The request:
Wherever "Output" appears in a line, copy that line.

Material for this task:
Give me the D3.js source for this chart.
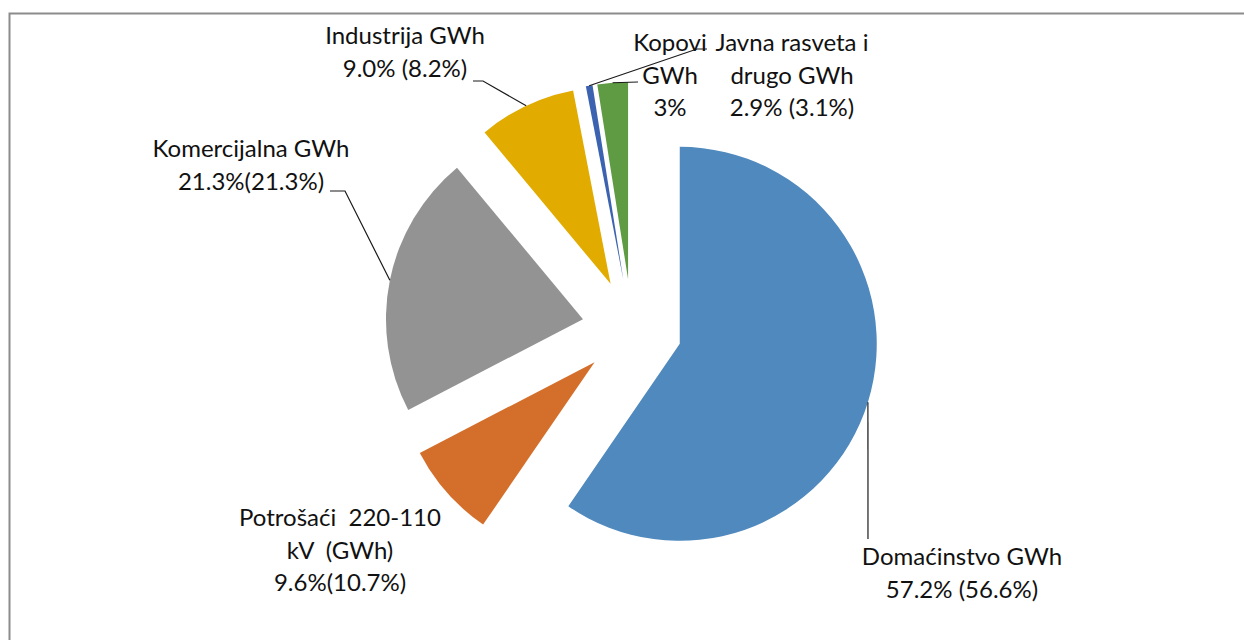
<!DOCTYPE html>
<html>
<head>
<meta charset="utf-8">
<script src="https://cdn.jsdelivr.net/npm/d3@7"></script>
<style>
  body { margin: 0; background: #fff; }
  svg text { font-family: Lato, 'Noto Sans', sans-serif; fill: #111; white-space: pre; }
</style>
</head>
<body>
<div id="chart"></div>
<script>
// slice data (share of total)
const categories = ['Domaćinstvo', 'Potrošaći 220-110 kV', 'Komercijalna', 'Industrija', 'Kopovi', 'Javna rasveta i drugo'];
const values = [59.6, 7.8, 21.6, 8.0, 0.55, 2.5];
const labelLines = [
  ['Domaćinstvo GWh', '57.2% (56.6%)'],
  ['Potrošaći  220-110', 'kV  (GWh)', '9.6%(10.7%)'],
  ['Komercijalna GWh', '21.3%(21.3%)'],
  ['Industrija GWh', '9.0% (8.2%)'],
  ['Kopovi', 'GWh', '3%'],
  ['Javna rasveta i', 'drugo GWh', '2.9% (3.1%)'],
];
const colors = ['#4f89bd', '#d46f2b', '#939393', '#e2ab00', '#3c63b0', '#5f9b42'];

// label layout (centre x, first baseline y) and leader bends
const labelPos = [[962, 565], [340, 526], [251, 157], [405, 44], [670, 51], [792, 51]];
const leaderPts = [
  [[868, 539]],
  null,
  [[330, 191], [345, 191]],
  [[473, 81], [483, 81]],
  [[707, 49], [697, 49]],
  [[638, 82]],
];

const width = 1244;
const height = 640;
const cx = 632;
const cy = 329;
const radius = 197;
const explode = 50;
const lineH = 32.5;

const svg = d3.select('#chart').append('svg')
  .attr('width', width)
  .attr('height', height);

// chart area border
svg.append('rect')
  .attr('x', 9.5)
  .attr('y', 13.5)
  .attr('width', width + 20)
  .attr('height', height + 20)
  .attr('fill', 'none')
  .attr('stroke', '#8c8c8c')
  .attr('stroke-width', 2);

const pie = d3.pie().sort(null).value((d) => d)(values);
const arc = d3.arc().innerRadius(0).outerRadius(radius);

const g = svg.append('g').attr('transform', `translate(${cx}, ${cy})`);

const offset = (d, dist) => {
  const a = (d.startAngle + d.endAngle) / 2;
  return [Math.sin(a) * dist, -Math.cos(a) * dist];
};

g.selectAll('path.slice')
  .data(pie)
  .join('path')
  .attr('class', 'slice')
  .attr('fill', (d, i) => colors[i])
  .attr('transform', (d) => {
    const [ox, oy] = offset(d, explode);
    return `translate(${ox}, ${oy})`;
  })
  .attr('d', arc);

// leader lines: from label to the outer edge at the slice's mid angle
pie.forEach((d, i) => {
  if (!leaderPts[i]) return;
  const [ox, oy] = offset(d, explode);
  const [ex, ey] = offset(d, radius);
  const pts = leaderPts[i].concat([[cx + ox + ex, cy + oy + ey]]);
  svg.append('path')
    .attr('d', d3.line()(pts))
    .attr('fill', 'none')
    .attr('stroke', '#1a1a1a')
    .attr('stroke-width', 1.2);
});

// labels
labelLines.forEach((lines, i) => {
  const t = svg.append('text')
    .attr('text-anchor', 'middle')
    .attr('font-size', 24);
  lines.forEach((s, k) => {
    t.append('tspan')
      .attr('x', labelPos[i][0])
      .attr('y', labelPos[i][1] + k * lineH)
      .text(s);
  });
});
</script>
</body>
</html>
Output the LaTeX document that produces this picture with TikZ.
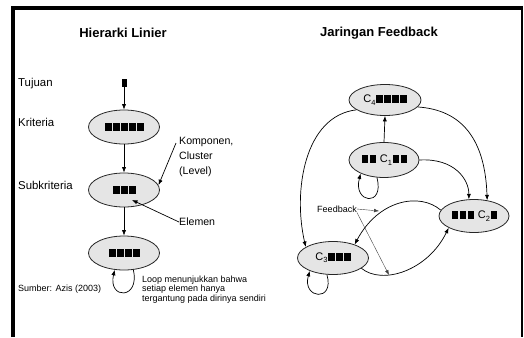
\documentclass[tikz,border=0pt]{standalone}
\usepackage{fontspec}
\setmainfont{Liberation Sans}
\usetikzlibrary{arrows.meta,shapes.geometric}
% one filled element block, and a cluster name with subscript
\newcommand\blk{\hspace{0.8pt}\rule{6.4pt}{8pt}\hspace{0.8pt}}
\newcommand\cname[1]{C\raisebox{-0.35ex}{\fontsize{7.5}{8}\selectfont #1}}
\begin{document}
\begin{tikzpicture}[x=1pt,y=-1pt,
  lvl/.style={ellipse,draw=black!85,line width=0.8pt,fill=black!10,inner sep=0pt,
    minimum width=71pt,minimum height=34pt,font=\fontsize{11}{12}\selectfont},
  arr/.style={-{Latex[length=5.5pt,width=4.2pt]},line width=0.7pt},
  thinarr/.style={-{Latex[length=5pt,width=3.6pt]},line width=0.4pt,draw=black!75},
  lbl/.style={anchor=west,inner sep=0pt,font=\fontsize{11.4}{13}\selectfont},
  ttl/.style={font=\fontsize{13}{15}\selectfont\bfseries,inner sep=0pt},
  small/.style={inner sep=0pt,font=\fontsize{9}{9.2}\selectfont,align=left},
]
\useasboundingbox (0,0) rectangle (524,337);
% frame
\draw[line width=4pt,line join=miter] (13,337) -- (13,8) -- (522,8);
\draw[line width=2.5pt] (522,6) -- (522,337);

% titles
\node[ttl] (t1) at (123,33) {Hierarki Linier};
\node[ttl] (t2) at (379,33) {Jaringan Feedback};

% ---- linear hierarchy ----
\node[lbl] (lt) at (18,84) {Tujuan};
\node[lbl] (lk) at (18,122) {Kriteria};
\node[lbl] (ls) at (18,185) {Subkriteria};
\node[lbl,font=\fontsize{9}{10}\selectfont] (src) at (18,289) {Sumber: Azis (2003)};

\node[fill=black,inner sep=0pt,minimum width=5pt,minimum height=8pt] (goal) at (124,83) {};
\node[lvl] (kri) at (124,127) {\blk\blk\blk\blk\blk};
\node[lvl] (sub) at (124,190) {\blk\blk\blk};
\node[lvl] (alt) at (124,253) {\blk\blk\blk\blk};

\draw[arr] (goal.south) -- (kri.north);
\draw[arr] (kri.south) -- (sub.north);
\draw[arr] (sub.south) -- (alt.north);
\draw[arr] (alt.-61) .. controls +(7,30) and +(-7,30) .. (alt.-119);

\node[inner sep=0pt,anchor=north west,align=left,font=\fontsize{10.6}{15}\selectfont]
  (komp) at (179,137) {Komponen,\\Cluster\\(Level)};
\coordinate (kompTail) at (176,143);
\draw[arr] (kompTail) -- (sub.8);

\node[inner sep=0pt,anchor=west,font=\fontsize{10.6}{12}\selectfont] (elem) at (179,222) {Elemen};
\coordinate (elemTip) at (132,200);
\draw[arr] (elem.west) -- (elemTip);

\node[small,anchor=north west] (note) at (142,276)
  {Loop menunjukkan bahwa\\setiap elemen hanya\\tergantung pada dirinya sendiri};

% ---- feedback network ----
\node[lvl,minimum width=72pt,minimum height=31pt] (c4) at (385,100) {\cname{4}\blk\blk\blk\blk};
\node[lvl,minimum width=70pt,minimum height=35pt] (c1) at (384,160) {\blk\blk\ \cname{1}\blk\blk};
\node[lvl,minimum width=70pt,minimum height=33pt] (c2) at (474,216) {\blk\blk\blk\ \cname{2}\blk};
\node[lvl,minimum width=71pt,minimum height=33pt] (c3) at (333,258) {\cname{3}\blk\blk\blk};

\draw[arr] (c1.north) -- (c4.south);
\draw[arr] (c1.-112) .. controls +(8,30) and +(-8,30) .. (c1.-150);
\draw[arr] (c3.-110) .. controls +(8,28) and +(-8,28) .. (c3.-151);
\draw[arr] (c1.east) .. controls +(35,-2) and +(0,-20) .. (c2.107);
\draw[arr] (c4.-12) .. controls +(45,3) and +(-2,-60) .. (c2.50);
\draw[arr] (c4.-161) .. controls +(-52,6) and +(-13,-56) .. (c3.158);
\draw[arr] (c2.170) .. controls +(-21,-18) and +(24,-45) .. (c3.32);
\draw[arr] (c3.-20) .. controls +(21,17) and +(-21,43) .. (c2.-155);

\node[small] (fb) at (337,209) {Feedback};
\coordinate (fbUp) at (379,211);
\coordinate (fbDown) at (389,275);
\draw[thinarr] (fb.east) -- (fbUp);
\draw[thinarr] (fb.south east) -- (fbDown);
\end{tikzpicture}
\end{document}
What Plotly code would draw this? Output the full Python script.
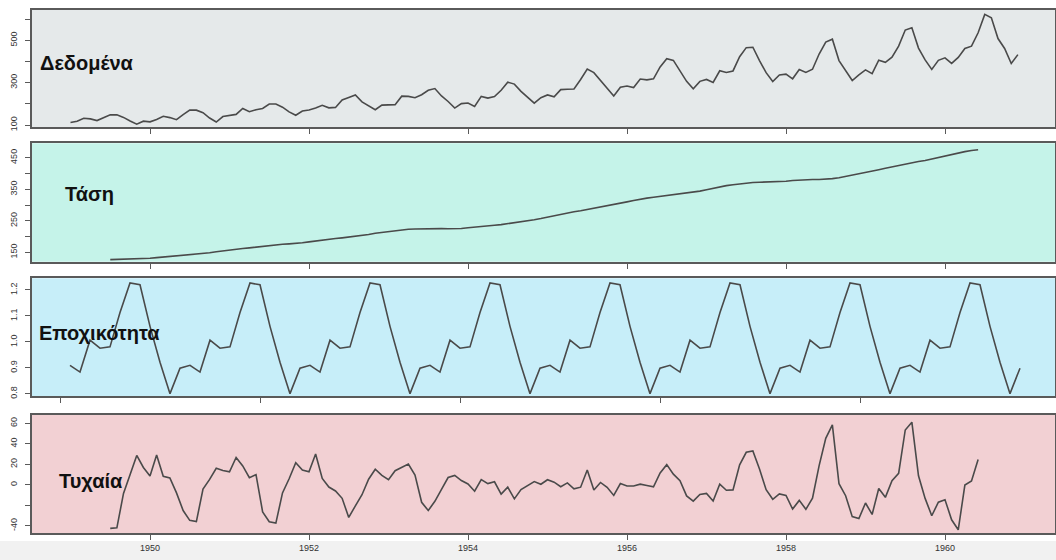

Response:
Output the LaTeX document that produces this picture with TikZ.
What Plotly code would draw this? Output the full Python script.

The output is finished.